-- Supplied information start --
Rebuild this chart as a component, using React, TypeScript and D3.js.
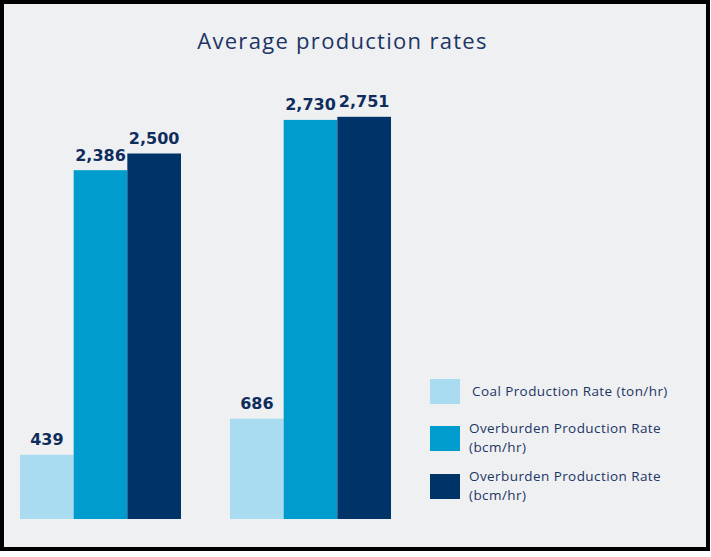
import React from "react";
import * as d3 from "d3";

const groups = ["Site A", "Site B"];
const seriesNames = [
  "Coal Production Rate (ton/hr)",
  "Overburden Production Rate (bcm/hr)",
  "Overburden Production Rate (bcm/hr)",
];
const legendLines = [
  ["Coal Production Rate (ton/hr)"],
  ["Overburden Production Rate", "(bcm/hr)"],
  ["Overburden Production Rate", "(bcm/hr)"],
];
const coalRate = [439, 686];
const overburdenRateA = [2386, 2730];
const overburdenRateB = [2500, 2751];
const colors = ["#a9dcf0", "#009ccd", "#003468"];

const W = 711;
const H = 557;

export default function App() {
  const values = [coalRate, overburdenRateA, overburdenRateB];
  const x0b = d3.scalePoint().domain(groups).range([20, 230]);
  const x1 = d3.scaleBand().domain(["0", "1", "2"]).range([0, 161]);
  const y = d3.scaleLinear().domain([0, 3000]).range([519, 80.4]);
  const fmt = d3.format(",");
  return (
    <svg width={W} height={H} style={{ position: "absolute", left: 0, top: 0 }}>
      <rect x={2} y={2} width={706} height={547} fill="#eff0f2" stroke="#000" strokeWidth={4} />
      <text x={342.5} y={48.5} textAnchor="middle" fontFamily="Open Sans" fontSize={22} letterSpacing={1.3} fill="#1c3565">
        Average production rates
      </text>
      {groups.map((g) => (
        <g key={g} transform={`translate(${x0b(g)},0)`}>
          {values.map((vals, si) => {
            const v = vals[groups.indexOf(g)];
            const bx = x1(String(si))!;
            const bw = x1.bandwidth();
            return (
              <g key={si}>
                <rect x={bx} y={y(v)} width={bw} height={y(0) - y(v)} fill={colors[si]} />
                <text
                  x={bx + bw / 2}
                  y={y(v) - 9.5}
                  textAnchor="middle"
                  fontFamily="DejaVu Sans"
                  fontWeight="bold"
                  fontSize={16}
                  fill="#0f2d5c"
                >
                  {fmt(v)}
                </text>
              </g>
            );
          })}
        </g>
      ))}
      {seriesNames.map((s, i) => {
        const sy = [379, 426, 474][i];
        return (
          <g key={i}>
            <rect x={430} y={sy} width={30} height={25} fill={colors[i]} />
            {legendLines[i].map((line, li) => (
              <text
                key={li}
                x={i === 0 ? 472 : 469}
                y={i === 0 ? 396 : sy + 7 + li * 19}
                fontFamily="Open Sans"
                fontSize={13.5}
                letterSpacing={0.42}
                fill="#1c3565"
              >
                {line}
              </text>
            ))}
          </g>
        );
      })}
    </svg>
  );
}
-- Supplied information end --
▶ [Work to be completed] Restate the whole listing above exactly, please, omitting every image.

▶ [Task output]
Rebuild this chart as a component, using React, TypeScript and D3.js.
import React from "react";
import * as d3 from "d3";

const groups = ["Site A", "Site B"];
const seriesNames = [
  "Coal Production Rate (ton/hr)",
  "Overburden Production Rate (bcm/hr)",
  "Overburden Production Rate (bcm/hr)",
];
const legendLines = [
  ["Coal Production Rate (ton/hr)"],
  ["Overburden Production Rate", "(bcm/hr)"],
  ["Overburden Production Rate", "(bcm/hr)"],
];
const coalRate = [439, 686];
const overburdenRateA = [2386, 2730];
const overburdenRateB = [2500, 2751];
const colors = ["#a9dcf0", "#009ccd", "#003468"];

const W = 711;
const H = 557;

export default function App() {
  const values = [coalRate, overburdenRateA, overburdenRateB];
  const x0b = d3.scalePoint().domain(groups).range([20, 230]);
  const x1 = d3.scaleBand().domain(["0", "1", "2"]).range([0, 161]);
  const y = d3.scaleLinear().domain([0, 3000]).range([519, 80.4]);
  const fmt = d3.format(",");
  return (
    <svg width={W} height={H} style={{ position: "absolute", left: 0, top: 0 }}>
      <rect x={2} y={2} width={706} height={547} fill="#eff0f2" stroke="#000" strokeWidth={4} />
      <text x={342.5} y={48.5} textAnchor="middle" fontFamily="Open Sans" fontSize={22} letterSpacing={1.3} fill="#1c3565">
        Average production rates
      </text>
      {groups.map((g) => (
        <g key={g} transform={`translate(${x0b(g)},0)`}>
          {values.map((vals, si) => {
            const v = vals[groups.indexOf(g)];
            const bx = x1(String(si))!;
            const bw = x1.bandwidth();
            return (
              <g key={si}>
                <rect x={bx} y={y(v)} width={bw} height={y(0) - y(v)} fill={colors[si]} />
                <text
                  x={bx + bw / 2}
                  y={y(v) - 9.5}
                  textAnchor="middle"
                  fontFamily="DejaVu Sans"
                  fontWeight="bold"
                  fontSize={16}
                  fill="#0f2d5c"
                >
                  {fmt(v)}
                </text>
              </g>
            );
          })}
        </g>
      ))}
      {seriesNames.map((s, i) => {
        const sy = [379, 426, 474][i];
        return (
          <g key={i}>
            <rect x={430} y={sy} width={30} height={25} fill={colors[i]} />
            {legendLines[i].map((line, li) => (
              <text
                key={li}
                x={i === 0 ? 472 : 469}
                y={i === 0 ? 396 : sy + 7 + li * 19}
                fontFamily="Open Sans"
                fontSize={13.5}
                letterSpacing={0.42}
                fill="#1c3565"
              >
                {line}
              </text>
            ))}
          </g>
        );
      })}
    </svg>
  );
}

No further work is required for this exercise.